26 March 2015

Tiara Thursday: Princess Thyra's Sapphire Tiara

Our coverage of the Dutch state visit to Denmark last week was missing a tiara! Princess Elisabeth of Denmark, Queen Margrethe's first cousin, attended the state banquet but apparently entered separately, so we didn't get a great look at her. But she was there, and she was wearing this tiara:
Princess Thyra's Sapphire Tiara
Set in gold and silver and dating from latter half of the 1800s, it includes small diamond designs between five large scrolling diamond elements, each with a sapphire at the center. The sapphires can be swapped out for turquoise stones. The tiara belonged to Princess Thyra of Denmark (1880-1945), who was the daughter of King Frederik VIII and Queen Louise. Thyra never married and had no children, and she left the tiara to her niece, Princess Caroline-Mathilde of Denmark (1912-1995).
Thyra (left), Caroline-Mathilde (right)
Caroline-Mathilde was married to Knud, Hereditary Prince of Denmark, the second son of King Christian X and Queen Alexandrine. (Had history gone differently, Knud could have been the King of Denmark one day. He was next in line to his older brother, Frederik IX, who had only daughters at a time when women couldn't inherit the throne. But the law was changed in 1953, and a young future Queen Margrethe and her sisters jumped ahead of him in line.) The couple had three children, and this tiara went to their only daughter, Princess Elisabeth. Princess Elisabeth is still in the line of succession for the Danish throne, and she sometimes attends official engagements. When a tiara is required, this is her constant favorite.
It really does remind you of a blue version of the Edward VII Ruby Tiara in Sweden, doesn't it? Princess Thyra's Sapphire Tiara has a lower profile and five larger elements instead of three, so it feels a little more balanced.
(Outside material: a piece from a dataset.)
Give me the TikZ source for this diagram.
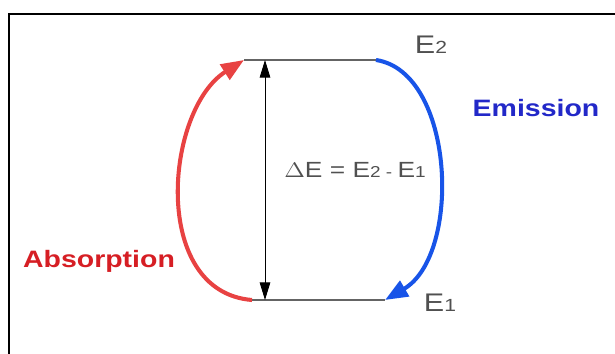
\documentclass[tikz,border=0pt]{standalone}
\usepackage{graphicx}
\usepackage{fontspec}
\setmainfont{Liberation Sans}
\usetikzlibrary{arrows.meta}
\usepackage{xcolor}

\definecolor{absred}{RGB}{232,66,66}
\definecolor{abstext}{RGB}{214,30,36}
\definecolor{emblue}{RGB}{24,84,232}
\definecolor{emtext}{RGB}{34,40,200}
\definecolor{levelgray}{RGB}{100,100,100}
\definecolor{labelgray}{RGB}{80,80,80}

% stretched lettering, as in the picture
\newcommand{\wide}[1]{\scalebox{1.2}[1]{#1}}
\newcommand{\lvl}[1]{{\fontsize{10}{11}\selectfont #1}}

\tikzset{
  level/.style={draw=levelgray, line width=0.8pt},
  trans/.style={line width=2.3pt, -{Triangle[length=13pt,width=10pt]}},
  gap/.style={line width=0.5pt, {Triangle[length=10pt,width=6pt]}-{Triangle[length=10pt,width=6pt]}},
  process/.style={font=\bfseries\fontsize{13.5}{15}\selectfont},
  energy/.style={text=labelgray, font=\fontsize{14.5}{16}\selectfont}
}

\begin{document}
\begin{tikzpicture}[x=0.02cm, y=-0.02cm]
        % Fix the page size
        \useasboundingbox (0,0) rectangle (615,354);

        % Frame (only top and left sides are shown)
        \draw[line width=1.6pt] (9,370) -- (9,14) -- (630,14);

        % Define ends of the two levels
        \coordinate (u1) at (244,60);   % Upper level, left
        \coordinate (u2) at (376,60);   % Upper level, right
        \coordinate (l1) at (252,300);  % Lower level, left
        \coordinate (l2) at (385,300);  % Lower level, right
        \coordinate (g1) at (265,60);   % Gap arrow, top
        \coordinate (g2) at (265,300);  % Gap arrow, bottom

        % Draw the energy levels
        \draw[level] (u1) -- (u2);
        \draw[level] (l1) -- (l2);

        % Draw the energy gap
        \draw[gap] (g1) -- (g2);

        % Absorption goes up, emission comes down
        \draw[trans, absred] (l1) .. controls (150,292) and (165,110) .. (u1);
        \draw[trans, emblue] (u2) .. controls (455,72) and (462,255) .. (l2);

        % Label the levels
        \node[energy] (e2) at (431,45) {\wide{E\lvl{2}}};
        \node[energy] (e1) at (440,303) {\wide{E\lvl{1}}};
        \node[energy, font=\fontsize{12.5}{14}\selectfont] (de) at (355,170)
            {\wide{$\Delta$E = E{\fontsize{9}{10}\selectfont 2 - }E{\fontsize{9}{10}\selectfont 1}}};

        % Label the processes
        \node[process, text=abstext] (abs) at (99,261) {\wide{Absorption}};
        \node[process, text=emtext] (emi) at (536,108) {\wide{Emission}};
\end{tikzpicture}
\end{document}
It also seems easier to wear with a modern hairstyle (the Swedish ruby is truly made for the large Edwardian 'dos popular when it was created), although when worn tilted back (as it is above), it can practically disappear. Nevertheless, I'm always happy to see Princess Elisabeth out and about and to see this one in action.

Where does this rank on your list of favorite sapphire tiaras?